The ultimate wristwatch: the cuff 

The Mademoiselle Privé Lion comes as three capsule collections. The first comprises two cuff watches. One is a pièce unique and the other a 20-piece limited edition. This makes it doubly rare, for the limited number and because so few makers offer cuff watches. Which is a shame, considering that today’s watches are wristwatches, and the cuff watch is both a timepiece and a wonderful adornment for the wrist.

At the heart of both these cuffs is a lion (Gabrielle Chanel’s star sign was Leo) whose head conceals the delicate movement. It is therefore a secret watch, a tradition that began in the late nineteenth century when the wristwatch was in its infancy. 

The cuff itself is made from titanium, while the lion is gold. The lion for the pièce unique is covered with diamonds and surrounded by a circle of gold braid. On the limited edition, a circle or “rope” of diamonds frames the lion while the dial of the watch is fully paved. Chanel explores the contrast between the smooth, black lacquered surface of the cuff and the rugged, sculpted lion in yellow gold. 

Mademoiselle Privé Bouton Lion © Chanel
Mademoiselle Privé Bouton Lion © Chanel 

29mm, from lion to cub 

The second capsule is the Mademoiselle Privé Bouton Lion watch, also a secret watch. While the hidden dial measures just 29mm in diameter, the lion, framed by a row of diamonds and a gold “rope”, gives the watch greater presence on the wrist. Contrasting black with gleaming yellow gold, it is limited to 555 pieces. 

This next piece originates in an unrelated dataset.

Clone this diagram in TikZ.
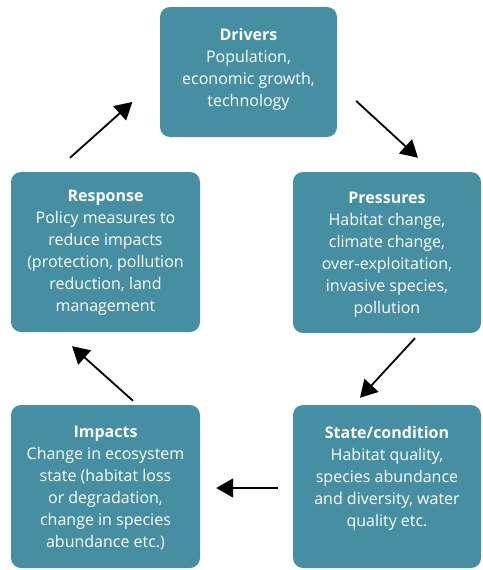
\documentclass[tikz,border=0pt]{standalone}
\usepackage{fontspec}
\setmainfont{Open Sans}
\usetikzlibrary{arrows.meta,calc}
\definecolor{teal1}{HTML}{468FA3}
\tikzset{
  box/.style={draw=none,fill=teal1,rounded corners=10pt,inner sep=0pt},
  boxtext/.style={anchor=north,inner sep=0pt,align=center,text=white,font=\fontsize{16}{22}\selectfont},
  conn/.style={line width=1.8pt,-{Triangle[length=17pt,width=19pt]}}
}
\begin{document}
\begin{tikzpicture}[x=1pt,y=-1pt]
\useasboundingbox (0,0) rectangle (482,570);
% boxes
\node[box,minimum width=177pt,minimum height=130pt] (drv) at (248.5,72) {};
\node[box,minimum width=188pt,minimum height=161pt] (prs) at (387,252.5) {};
\node[box,minimum width=188pt,minimum height=163pt] (sta) at (387,486.5) {};
\node[box,minimum width=189pt,minimum height=163pt] (imp) at (105.5,486.5) {};
\node[box,minimum width=189pt,minimum height=160pt] (rsp) at (105.5,252) {};
% texts
\node[boxtext] (tdrv) at ($(drv.north)+(0,21)$) {\textbf{Drivers}\\Population,\\economic growth,\\technology};
\node[boxtext] (tprs) at ($(prs.north)+(0,20)$) {\textbf{Pressures}\\Habitat change,\\climate change,\\over-exploitation,\\invasive species,\\pollution};
\node[boxtext] (tsta) at ($(sta.north)+(0,21)$) {\textbf{State/condition}\\Habitat quality,\\species abundance\\and diversity, water\\quality etc.};
\node[boxtext] (timp) at ($(imp.north)+(0,21)$) {\textbf{Impacts}\\Change in ecosystem\\state (habitat loss\\or degradation,\\change in species\\abundance etc.)};
\node[boxtext] (trsp) at ($(rsp.north)+(0,18)$) {\textbf{Response}\\Policy measures to\\reduce impacts\\(protection, pollution\\reduction, land\\management};
% arrow end points
\coordinate (a1s) at ($(drv.east)+(19,29)$);
\coordinate (a1e) at ($(prs.north)+(31,-14)$);
\coordinate (a2s) at ($(prs.south)+(28,5)$);
\coordinate (a2e) at ($(sta.north)+(-27,-7)$);
\coordinate (a3s) at ($(sta.west)+(-15,1.5)$);
\coordinate (a3e) at ($(imp.east)+(16,1.5)$);
\coordinate (a4s) at ($(imp.north)+(27.5,-4)$);
\coordinate (a4e) at ($(rsp.south)+(-33.5,14)$);
\coordinate (a5s) at ($(rsp.north)+(-35.5,-14)$);
\coordinate (a5e) at ($(drv.west)+(-27.5,30)$);
\draw[conn] (a1s) -- (a1e);
\draw[conn] (a2s) -- (a2e);
\draw[conn] (a3s) -- (a3e);
\draw[conn] (a4s) -- (a4e);
\draw[conn] (a5s) -- (a5e);
\end{tikzpicture}
\end{document}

Mademoiselle Privé Sautoires © Chanel
Mademoiselle Privé Lion Sautoir © Chanel 

Close to the heart 

The third capsule is a sautoir or long necklace. Again, a rarity in the watch world. Richard Mille had planned one for Only Watch, now postponed. Jaeger-LeCoultre has one; strictly speaking a Reverso worn around the neck. The Mademoiselle Privé Lion Necklace takes the diamond-paved lion from the cuff watch in the first capsule collection, and suspends it from an 18k yellow gold chain, set with black facetted onyx and yellow gold spheres. Contrast is again a powerful element of this exceptional creation, designed for exceptional occasions. Set with almost 15 carats of diamonds, it is a limited edition of 20 pieces only.